> What to work on
Give back the full listing, character for character, with no pictures.

Start Data excerpt

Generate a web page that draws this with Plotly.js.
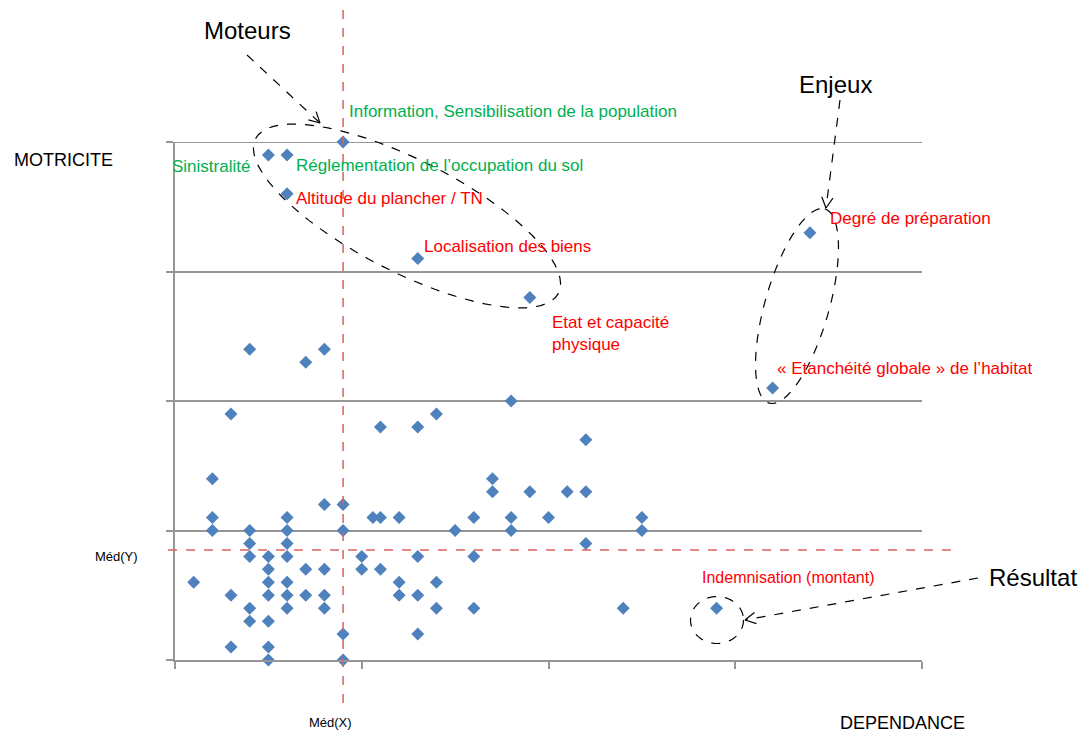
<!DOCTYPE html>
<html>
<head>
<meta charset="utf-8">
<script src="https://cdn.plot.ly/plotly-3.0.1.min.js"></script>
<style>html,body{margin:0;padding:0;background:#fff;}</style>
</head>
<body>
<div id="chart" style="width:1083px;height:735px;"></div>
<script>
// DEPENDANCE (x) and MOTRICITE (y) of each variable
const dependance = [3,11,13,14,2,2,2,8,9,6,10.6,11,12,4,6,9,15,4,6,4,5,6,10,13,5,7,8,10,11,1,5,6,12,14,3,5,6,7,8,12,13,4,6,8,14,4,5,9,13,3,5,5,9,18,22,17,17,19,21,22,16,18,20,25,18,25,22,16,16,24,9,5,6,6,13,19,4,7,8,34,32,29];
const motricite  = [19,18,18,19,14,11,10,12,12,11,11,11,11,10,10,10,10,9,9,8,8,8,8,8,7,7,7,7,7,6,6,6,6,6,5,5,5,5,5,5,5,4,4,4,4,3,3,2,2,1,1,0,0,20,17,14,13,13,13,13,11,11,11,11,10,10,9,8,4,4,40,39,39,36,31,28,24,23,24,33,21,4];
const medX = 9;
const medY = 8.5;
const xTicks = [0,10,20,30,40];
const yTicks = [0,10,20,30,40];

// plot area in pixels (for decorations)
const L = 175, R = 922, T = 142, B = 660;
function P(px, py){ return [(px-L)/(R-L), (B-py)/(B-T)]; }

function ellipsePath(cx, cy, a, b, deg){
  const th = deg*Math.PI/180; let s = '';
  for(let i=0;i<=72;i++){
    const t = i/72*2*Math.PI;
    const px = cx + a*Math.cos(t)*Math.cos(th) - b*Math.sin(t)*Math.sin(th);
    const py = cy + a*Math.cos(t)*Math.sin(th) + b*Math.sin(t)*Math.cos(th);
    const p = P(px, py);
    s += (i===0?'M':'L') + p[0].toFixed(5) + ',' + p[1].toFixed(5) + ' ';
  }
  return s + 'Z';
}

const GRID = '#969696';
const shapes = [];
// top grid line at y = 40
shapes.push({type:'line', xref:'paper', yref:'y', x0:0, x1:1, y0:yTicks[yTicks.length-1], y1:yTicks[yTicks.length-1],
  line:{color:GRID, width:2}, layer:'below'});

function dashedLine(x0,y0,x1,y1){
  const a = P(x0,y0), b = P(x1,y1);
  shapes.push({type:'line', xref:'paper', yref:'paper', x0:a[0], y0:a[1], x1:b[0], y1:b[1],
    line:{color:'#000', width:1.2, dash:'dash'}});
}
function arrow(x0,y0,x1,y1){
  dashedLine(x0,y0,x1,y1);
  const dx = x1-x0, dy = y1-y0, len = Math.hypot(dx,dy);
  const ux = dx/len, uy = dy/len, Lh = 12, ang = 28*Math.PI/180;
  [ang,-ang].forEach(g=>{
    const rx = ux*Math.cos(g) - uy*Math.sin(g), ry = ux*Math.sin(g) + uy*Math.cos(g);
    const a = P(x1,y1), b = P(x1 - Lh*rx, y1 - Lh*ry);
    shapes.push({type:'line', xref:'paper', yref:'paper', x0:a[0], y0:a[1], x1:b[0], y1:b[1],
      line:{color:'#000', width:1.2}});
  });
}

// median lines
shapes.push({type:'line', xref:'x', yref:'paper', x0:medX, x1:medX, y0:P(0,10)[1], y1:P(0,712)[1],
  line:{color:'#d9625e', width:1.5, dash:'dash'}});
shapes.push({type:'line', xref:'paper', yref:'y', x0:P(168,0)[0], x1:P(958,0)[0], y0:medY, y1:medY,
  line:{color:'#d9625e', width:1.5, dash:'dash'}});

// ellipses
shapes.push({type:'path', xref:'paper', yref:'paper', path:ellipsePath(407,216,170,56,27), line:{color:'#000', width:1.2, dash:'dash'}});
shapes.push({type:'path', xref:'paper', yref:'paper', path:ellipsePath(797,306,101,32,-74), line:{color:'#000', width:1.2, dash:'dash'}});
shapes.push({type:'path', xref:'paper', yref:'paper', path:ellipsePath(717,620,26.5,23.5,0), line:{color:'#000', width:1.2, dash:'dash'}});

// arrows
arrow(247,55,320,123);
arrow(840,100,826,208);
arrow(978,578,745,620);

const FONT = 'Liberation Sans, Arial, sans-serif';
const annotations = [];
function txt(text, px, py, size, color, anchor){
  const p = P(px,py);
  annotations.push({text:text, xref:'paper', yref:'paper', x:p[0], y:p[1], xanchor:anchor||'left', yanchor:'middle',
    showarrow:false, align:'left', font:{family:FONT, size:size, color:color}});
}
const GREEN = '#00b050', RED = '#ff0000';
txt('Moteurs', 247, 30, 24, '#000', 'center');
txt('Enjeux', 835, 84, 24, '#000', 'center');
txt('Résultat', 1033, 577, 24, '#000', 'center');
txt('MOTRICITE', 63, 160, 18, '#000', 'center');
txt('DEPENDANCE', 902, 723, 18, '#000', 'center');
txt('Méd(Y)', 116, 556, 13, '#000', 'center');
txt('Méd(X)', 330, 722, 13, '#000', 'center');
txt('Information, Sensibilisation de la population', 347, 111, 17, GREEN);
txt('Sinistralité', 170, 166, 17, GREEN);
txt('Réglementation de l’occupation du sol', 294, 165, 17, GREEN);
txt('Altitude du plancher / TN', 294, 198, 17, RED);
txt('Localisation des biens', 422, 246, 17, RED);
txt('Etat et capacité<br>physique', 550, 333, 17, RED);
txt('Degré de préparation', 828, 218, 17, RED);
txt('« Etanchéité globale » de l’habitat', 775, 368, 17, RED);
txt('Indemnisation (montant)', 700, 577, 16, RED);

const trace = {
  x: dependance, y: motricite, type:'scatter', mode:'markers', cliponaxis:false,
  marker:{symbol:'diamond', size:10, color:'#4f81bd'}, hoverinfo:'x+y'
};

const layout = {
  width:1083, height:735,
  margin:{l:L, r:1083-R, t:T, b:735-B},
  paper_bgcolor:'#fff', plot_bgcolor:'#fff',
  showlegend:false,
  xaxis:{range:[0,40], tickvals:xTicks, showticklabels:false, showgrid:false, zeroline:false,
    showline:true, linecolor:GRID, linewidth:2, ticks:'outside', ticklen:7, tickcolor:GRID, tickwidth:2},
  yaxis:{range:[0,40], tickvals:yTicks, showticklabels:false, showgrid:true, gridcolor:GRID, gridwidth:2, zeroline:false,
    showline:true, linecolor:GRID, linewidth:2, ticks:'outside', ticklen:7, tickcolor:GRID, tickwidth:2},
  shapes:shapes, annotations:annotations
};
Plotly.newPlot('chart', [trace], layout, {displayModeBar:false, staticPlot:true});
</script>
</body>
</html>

End Data excerpt

> Full solution
Generate a web page that draws this with Plotly.js.
<!DOCTYPE html>
<html>
<head>
<meta charset="utf-8">
<script src="https://cdn.plot.ly/plotly-3.0.1.min.js"></script>
<style>html,body{margin:0;padding:0;background:#fff;}</style>
</head>
<body>
<div id="chart" style="width:1083px;height:735px;"></div>
<script>
// DEPENDANCE (x) and MOTRICITE (y) of each variable
const dependance = [3,11,13,14,2,2,2,8,9,6,10.6,11,12,4,6,9,15,4,6,4,5,6,10,13,5,7,8,10,11,1,5,6,12,14,3,5,6,7,8,12,13,4,6,8,14,4,5,9,13,3,5,5,9,18,22,17,17,19,21,22,16,18,20,25,18,25,22,16,16,24,9,5,6,6,13,19,4,7,8,34,32,29];
const motricite  = [19,18,18,19,14,11,10,12,12,11,11,11,11,10,10,10,10,9,9,8,8,8,8,8,7,7,7,7,7,6,6,6,6,6,5,5,5,5,5,5,5,4,4,4,4,3,3,2,2,1,1,0,0,20,17,14,13,13,13,13,11,11,11,11,10,10,9,8,4,4,40,39,39,36,31,28,24,23,24,33,21,4];
const medX = 9;
const medY = 8.5;
const xTicks = [0,10,20,30,40];
const yTicks = [0,10,20,30,40];

// plot area in pixels (for decorations)
const L = 175, R = 922, T = 142, B = 660;
function P(px, py){ return [(px-L)/(R-L), (B-py)/(B-T)]; }

function ellipsePath(cx, cy, a, b, deg){
  const th = deg*Math.PI/180; let s = '';
  for(let i=0;i<=72;i++){
    const t = i/72*2*Math.PI;
    const px = cx + a*Math.cos(t)*Math.cos(th) - b*Math.sin(t)*Math.sin(th);
    const py = cy + a*Math.cos(t)*Math.sin(th) + b*Math.sin(t)*Math.cos(th);
    const p = P(px, py);
    s += (i===0?'M':'L') + p[0].toFixed(5) + ',' + p[1].toFixed(5) + ' ';
  }
  return s + 'Z';
}

const GRID = '#969696';
const shapes = [];
// top grid line at y = 40
shapes.push({type:'line', xref:'paper', yref:'y', x0:0, x1:1, y0:yTicks[yTicks.length-1], y1:yTicks[yTicks.length-1],
  line:{color:GRID, width:2}, layer:'below'});

function dashedLine(x0,y0,x1,y1){
  const a = P(x0,y0), b = P(x1,y1);
  shapes.push({type:'line', xref:'paper', yref:'paper', x0:a[0], y0:a[1], x1:b[0], y1:b[1],
    line:{color:'#000', width:1.2, dash:'dash'}});
}
function arrow(x0,y0,x1,y1){
  dashedLine(x0,y0,x1,y1);
  const dx = x1-x0, dy = y1-y0, len = Math.hypot(dx,dy);
  const ux = dx/len, uy = dy/len, Lh = 12, ang = 28*Math.PI/180;
  [ang,-ang].forEach(g=>{
    const rx = ux*Math.cos(g) - uy*Math.sin(g), ry = ux*Math.sin(g) + uy*Math.cos(g);
    const a = P(x1,y1), b = P(x1 - Lh*rx, y1 - Lh*ry);
    shapes.push({type:'line', xref:'paper', yref:'paper', x0:a[0], y0:a[1], x1:b[0], y1:b[1],
      line:{color:'#000', width:1.2}});
  });
}

// median lines
shapes.push({type:'line', xref:'x', yref:'paper', x0:medX, x1:medX, y0:P(0,10)[1], y1:P(0,712)[1],
  line:{color:'#d9625e', width:1.5, dash:'dash'}});
shapes.push({type:'line', xref:'paper', yref:'y', x0:P(168,0)[0], x1:P(958,0)[0], y0:medY, y1:medY,
  line:{color:'#d9625e', width:1.5, dash:'dash'}});

// ellipses
shapes.push({type:'path', xref:'paper', yref:'paper', path:ellipsePath(407,216,170,56,27), line:{color:'#000', width:1.2, dash:'dash'}});
shapes.push({type:'path', xref:'paper', yref:'paper', path:ellipsePath(797,306,101,32,-74), line:{color:'#000', width:1.2, dash:'dash'}});
shapes.push({type:'path', xref:'paper', yref:'paper', path:ellipsePath(717,620,26.5,23.5,0), line:{color:'#000', width:1.2, dash:'dash'}});

// arrows
arrow(247,55,320,123);
arrow(840,100,826,208);
arrow(978,578,745,620);

const FONT = 'Liberation Sans, Arial, sans-serif';
const annotations = [];
function txt(text, px, py, size, color, anchor){
  const p = P(px,py);
  annotations.push({text:text, xref:'paper', yref:'paper', x:p[0], y:p[1], xanchor:anchor||'left', yanchor:'middle',
    showarrow:false, align:'left', font:{family:FONT, size:size, color:color}});
}
const GREEN = '#00b050', RED = '#ff0000';
txt('Moteurs', 247, 30, 24, '#000', 'center');
txt('Enjeux', 835, 84, 24, '#000', 'center');
txt('Résultat', 1033, 577, 24, '#000', 'center');
txt('MOTRICITE', 63, 160, 18, '#000', 'center');
txt('DEPENDANCE', 902, 723, 18, '#000', 'center');
txt('Méd(Y)', 116, 556, 13, '#000', 'center');
txt('Méd(X)', 330, 722, 13, '#000', 'center');
txt('Information, Sensibilisation de la population', 347, 111, 17, GREEN);
txt('Sinistralité', 170, 166, 17, GREEN);
txt('Réglementation de l’occupation du sol', 294, 165, 17, GREEN);
txt('Altitude du plancher / TN', 294, 198, 17, RED);
txt('Localisation des biens', 422, 246, 17, RED);
txt('Etat et capacité<br>physique', 550, 333, 17, RED);
txt('Degré de préparation', 828, 218, 17, RED);
txt('« Etanchéité globale » de l’habitat', 775, 368, 17, RED);
txt('Indemnisation (montant)', 700, 577, 16, RED);

const trace = {
  x: dependance, y: motricite, type:'scatter', mode:'markers', cliponaxis:false,
  marker:{symbol:'diamond', size:10, color:'#4f81bd'}, hoverinfo:'x+y'
};

const layout = {
  width:1083, height:735,
  margin:{l:L, r:1083-R, t:T, b:735-B},
  paper_bgcolor:'#fff', plot_bgcolor:'#fff',
  showlegend:false,
  xaxis:{range:[0,40], tickvals:xTicks, showticklabels:false, showgrid:false, zeroline:false,
    showline:true, linecolor:GRID, linewidth:2, ticks:'outside', ticklen:7, tickcolor:GRID, tickwidth:2},
  yaxis:{range:[0,40], tickvals:yTicks, showticklabels:false, showgrid:true, gridcolor:GRID, gridwidth:2, zeroline:false,
    showline:true, linecolor:GRID, linewidth:2, ticks:'outside', ticklen:7, tickcolor:GRID, tickwidth:2},
  shapes:shapes, annotations:annotations
};
Plotly.newPlot('chart', [trace], layout, {displayModeBar:false, staticPlot:true});
</script>
</body>
</html>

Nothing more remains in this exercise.